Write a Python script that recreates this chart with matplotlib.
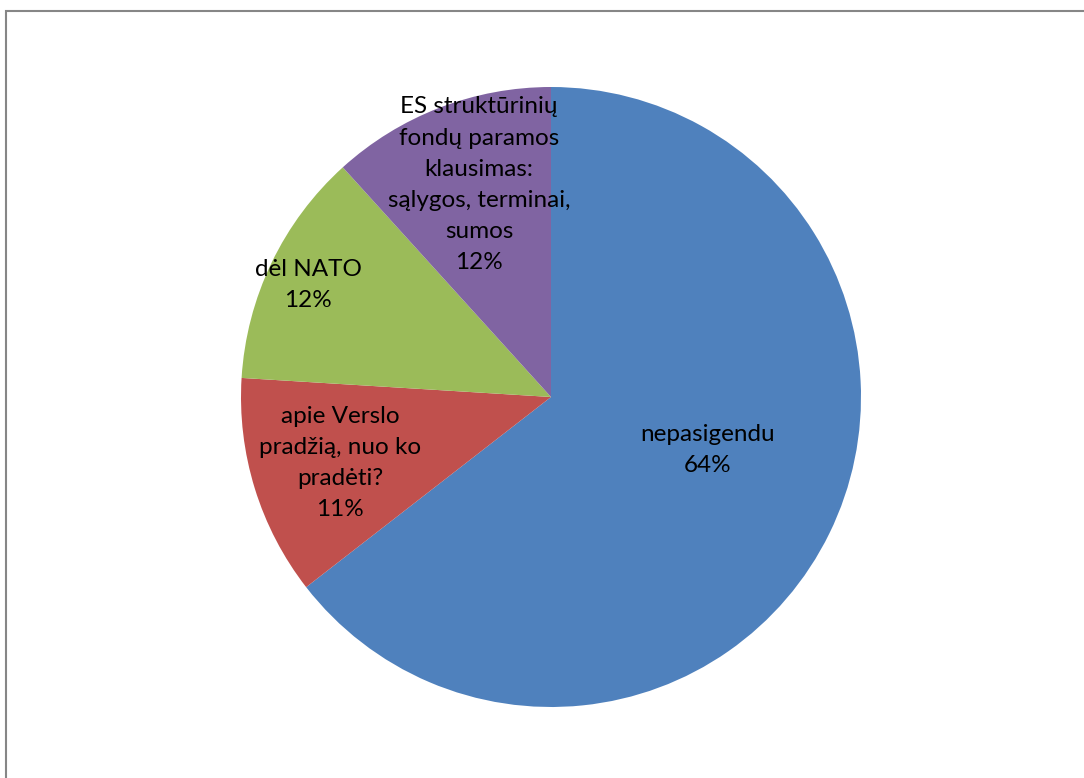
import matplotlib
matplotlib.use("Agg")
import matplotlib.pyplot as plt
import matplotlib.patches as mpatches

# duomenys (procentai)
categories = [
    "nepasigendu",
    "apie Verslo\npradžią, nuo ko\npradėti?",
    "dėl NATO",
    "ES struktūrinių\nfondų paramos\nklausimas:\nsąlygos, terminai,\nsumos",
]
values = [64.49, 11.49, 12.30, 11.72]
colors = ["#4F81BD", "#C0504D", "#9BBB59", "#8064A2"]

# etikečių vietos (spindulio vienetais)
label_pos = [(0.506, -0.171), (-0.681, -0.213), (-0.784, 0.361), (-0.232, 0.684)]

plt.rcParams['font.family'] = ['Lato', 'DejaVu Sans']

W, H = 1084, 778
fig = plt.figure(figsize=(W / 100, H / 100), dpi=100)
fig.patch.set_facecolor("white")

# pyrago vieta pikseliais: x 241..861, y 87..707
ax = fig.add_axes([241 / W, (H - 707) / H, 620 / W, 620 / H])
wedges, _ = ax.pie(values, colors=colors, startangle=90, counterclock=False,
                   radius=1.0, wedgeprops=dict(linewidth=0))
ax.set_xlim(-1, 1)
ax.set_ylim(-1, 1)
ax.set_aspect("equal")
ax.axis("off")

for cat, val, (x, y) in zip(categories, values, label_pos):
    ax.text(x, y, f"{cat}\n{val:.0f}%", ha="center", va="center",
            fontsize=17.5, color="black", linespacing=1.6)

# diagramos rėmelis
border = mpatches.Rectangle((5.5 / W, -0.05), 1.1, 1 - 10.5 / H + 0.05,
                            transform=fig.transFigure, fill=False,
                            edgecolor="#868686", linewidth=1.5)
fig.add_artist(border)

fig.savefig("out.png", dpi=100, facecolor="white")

...

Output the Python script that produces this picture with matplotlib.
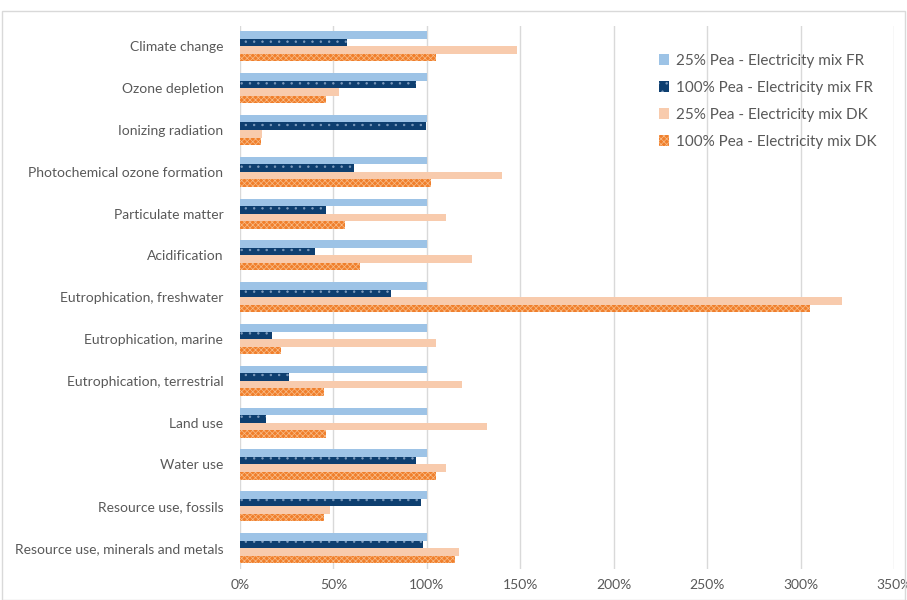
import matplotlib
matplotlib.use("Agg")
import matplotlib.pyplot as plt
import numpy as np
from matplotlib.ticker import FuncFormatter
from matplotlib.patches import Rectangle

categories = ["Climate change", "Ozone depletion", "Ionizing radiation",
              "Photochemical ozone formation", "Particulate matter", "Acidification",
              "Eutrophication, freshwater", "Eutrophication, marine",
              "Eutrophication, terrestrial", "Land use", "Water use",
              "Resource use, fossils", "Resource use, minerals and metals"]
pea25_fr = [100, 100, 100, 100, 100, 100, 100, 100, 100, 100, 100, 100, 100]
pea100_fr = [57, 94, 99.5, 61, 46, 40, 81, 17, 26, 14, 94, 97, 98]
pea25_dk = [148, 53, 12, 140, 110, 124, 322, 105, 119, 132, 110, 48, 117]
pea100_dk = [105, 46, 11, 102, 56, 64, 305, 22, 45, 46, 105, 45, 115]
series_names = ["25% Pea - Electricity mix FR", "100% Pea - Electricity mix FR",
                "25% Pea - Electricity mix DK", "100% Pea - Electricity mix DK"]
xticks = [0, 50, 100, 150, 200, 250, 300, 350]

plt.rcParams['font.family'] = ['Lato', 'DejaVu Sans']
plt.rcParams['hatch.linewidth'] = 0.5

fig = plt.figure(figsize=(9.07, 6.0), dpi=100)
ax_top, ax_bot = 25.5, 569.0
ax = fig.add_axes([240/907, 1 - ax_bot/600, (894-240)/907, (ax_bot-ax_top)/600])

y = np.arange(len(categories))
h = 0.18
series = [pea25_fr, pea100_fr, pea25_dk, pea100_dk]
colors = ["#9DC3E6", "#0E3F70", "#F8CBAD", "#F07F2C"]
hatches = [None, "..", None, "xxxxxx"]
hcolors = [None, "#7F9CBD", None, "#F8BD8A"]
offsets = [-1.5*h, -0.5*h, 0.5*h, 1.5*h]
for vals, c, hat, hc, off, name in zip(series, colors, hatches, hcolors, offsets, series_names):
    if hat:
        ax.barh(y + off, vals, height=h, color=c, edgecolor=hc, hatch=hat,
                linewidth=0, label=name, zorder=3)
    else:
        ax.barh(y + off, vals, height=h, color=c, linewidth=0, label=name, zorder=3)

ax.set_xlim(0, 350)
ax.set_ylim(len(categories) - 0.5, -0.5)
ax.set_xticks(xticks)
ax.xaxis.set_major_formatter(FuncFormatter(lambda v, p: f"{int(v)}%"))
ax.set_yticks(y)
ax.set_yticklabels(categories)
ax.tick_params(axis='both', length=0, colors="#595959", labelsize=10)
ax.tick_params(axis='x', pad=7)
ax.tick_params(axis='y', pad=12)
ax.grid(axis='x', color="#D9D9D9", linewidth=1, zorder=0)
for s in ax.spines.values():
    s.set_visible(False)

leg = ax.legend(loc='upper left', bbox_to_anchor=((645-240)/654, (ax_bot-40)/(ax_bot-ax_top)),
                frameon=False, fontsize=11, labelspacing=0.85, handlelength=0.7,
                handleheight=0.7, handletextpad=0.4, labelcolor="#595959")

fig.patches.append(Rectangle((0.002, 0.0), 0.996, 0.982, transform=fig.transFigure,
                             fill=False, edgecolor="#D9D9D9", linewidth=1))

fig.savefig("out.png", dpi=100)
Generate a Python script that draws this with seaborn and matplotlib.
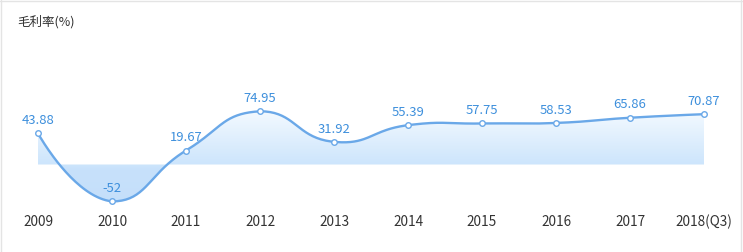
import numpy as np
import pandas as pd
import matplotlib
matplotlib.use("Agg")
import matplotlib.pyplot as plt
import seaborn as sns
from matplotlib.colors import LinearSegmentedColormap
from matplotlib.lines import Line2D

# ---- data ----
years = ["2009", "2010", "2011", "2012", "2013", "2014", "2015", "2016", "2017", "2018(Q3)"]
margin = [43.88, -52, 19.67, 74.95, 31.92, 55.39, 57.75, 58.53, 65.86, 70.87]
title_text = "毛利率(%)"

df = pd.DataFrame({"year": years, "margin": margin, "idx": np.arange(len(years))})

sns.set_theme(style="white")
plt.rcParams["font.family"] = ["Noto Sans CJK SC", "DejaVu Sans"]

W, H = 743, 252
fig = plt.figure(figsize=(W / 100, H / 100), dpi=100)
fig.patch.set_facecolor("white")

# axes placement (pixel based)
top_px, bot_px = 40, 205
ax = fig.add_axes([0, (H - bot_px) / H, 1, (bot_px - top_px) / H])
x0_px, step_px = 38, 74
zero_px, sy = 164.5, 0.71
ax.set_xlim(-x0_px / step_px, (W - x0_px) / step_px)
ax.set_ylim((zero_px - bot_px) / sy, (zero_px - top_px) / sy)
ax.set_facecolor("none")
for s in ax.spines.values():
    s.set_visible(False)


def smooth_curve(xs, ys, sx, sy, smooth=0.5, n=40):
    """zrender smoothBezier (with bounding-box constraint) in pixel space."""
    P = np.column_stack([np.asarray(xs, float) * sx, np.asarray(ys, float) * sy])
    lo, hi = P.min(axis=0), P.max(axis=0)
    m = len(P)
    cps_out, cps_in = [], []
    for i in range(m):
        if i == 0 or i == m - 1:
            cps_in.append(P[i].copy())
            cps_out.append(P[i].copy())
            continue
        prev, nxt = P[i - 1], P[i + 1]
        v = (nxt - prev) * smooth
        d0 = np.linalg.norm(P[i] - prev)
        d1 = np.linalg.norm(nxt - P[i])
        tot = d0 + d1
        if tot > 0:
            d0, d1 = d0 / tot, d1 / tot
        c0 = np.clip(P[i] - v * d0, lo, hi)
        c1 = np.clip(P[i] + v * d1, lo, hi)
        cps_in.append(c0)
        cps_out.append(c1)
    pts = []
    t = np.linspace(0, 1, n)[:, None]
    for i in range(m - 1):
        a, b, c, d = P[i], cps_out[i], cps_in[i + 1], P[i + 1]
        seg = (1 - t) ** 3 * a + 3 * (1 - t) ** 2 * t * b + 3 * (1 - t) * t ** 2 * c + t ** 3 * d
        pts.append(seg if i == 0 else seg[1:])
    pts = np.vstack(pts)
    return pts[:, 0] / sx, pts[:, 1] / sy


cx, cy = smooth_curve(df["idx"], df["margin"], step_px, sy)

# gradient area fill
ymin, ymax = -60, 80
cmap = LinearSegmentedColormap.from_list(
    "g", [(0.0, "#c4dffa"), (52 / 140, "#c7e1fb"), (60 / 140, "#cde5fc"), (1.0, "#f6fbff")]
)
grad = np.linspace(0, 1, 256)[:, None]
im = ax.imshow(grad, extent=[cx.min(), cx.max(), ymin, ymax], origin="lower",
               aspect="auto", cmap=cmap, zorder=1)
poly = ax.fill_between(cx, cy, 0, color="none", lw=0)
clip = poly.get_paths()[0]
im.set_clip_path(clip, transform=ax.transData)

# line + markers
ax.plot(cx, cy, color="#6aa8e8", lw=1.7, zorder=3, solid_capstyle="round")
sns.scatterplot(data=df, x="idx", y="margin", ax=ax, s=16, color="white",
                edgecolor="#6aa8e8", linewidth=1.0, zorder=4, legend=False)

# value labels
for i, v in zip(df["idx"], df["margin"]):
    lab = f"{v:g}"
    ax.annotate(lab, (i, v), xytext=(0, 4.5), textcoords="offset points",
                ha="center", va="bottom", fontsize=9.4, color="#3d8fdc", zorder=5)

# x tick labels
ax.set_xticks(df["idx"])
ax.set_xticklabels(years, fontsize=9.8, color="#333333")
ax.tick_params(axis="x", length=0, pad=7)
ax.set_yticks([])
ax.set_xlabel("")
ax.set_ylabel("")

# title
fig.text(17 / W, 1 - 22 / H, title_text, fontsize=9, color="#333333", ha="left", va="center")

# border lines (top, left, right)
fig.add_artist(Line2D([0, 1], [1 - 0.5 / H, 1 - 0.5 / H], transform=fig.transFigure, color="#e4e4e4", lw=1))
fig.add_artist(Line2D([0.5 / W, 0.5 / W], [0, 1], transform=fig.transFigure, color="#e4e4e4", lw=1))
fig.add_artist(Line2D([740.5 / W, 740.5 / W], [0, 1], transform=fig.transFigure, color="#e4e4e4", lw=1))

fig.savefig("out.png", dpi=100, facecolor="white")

TASK DIRECTIONS →
Only the lines from "Write a Python" through "import matplotlib.patches as mpatches" should appear in your output, copied exactly with both end lines, and with no pictures.

CORRECT ANSWER →
Write a Python script that recreates this chart with matplotlib.
import matplotlib
matplotlib.use("Agg")
import matplotlib.pyplot as plt
import matplotlib.patches as mpatches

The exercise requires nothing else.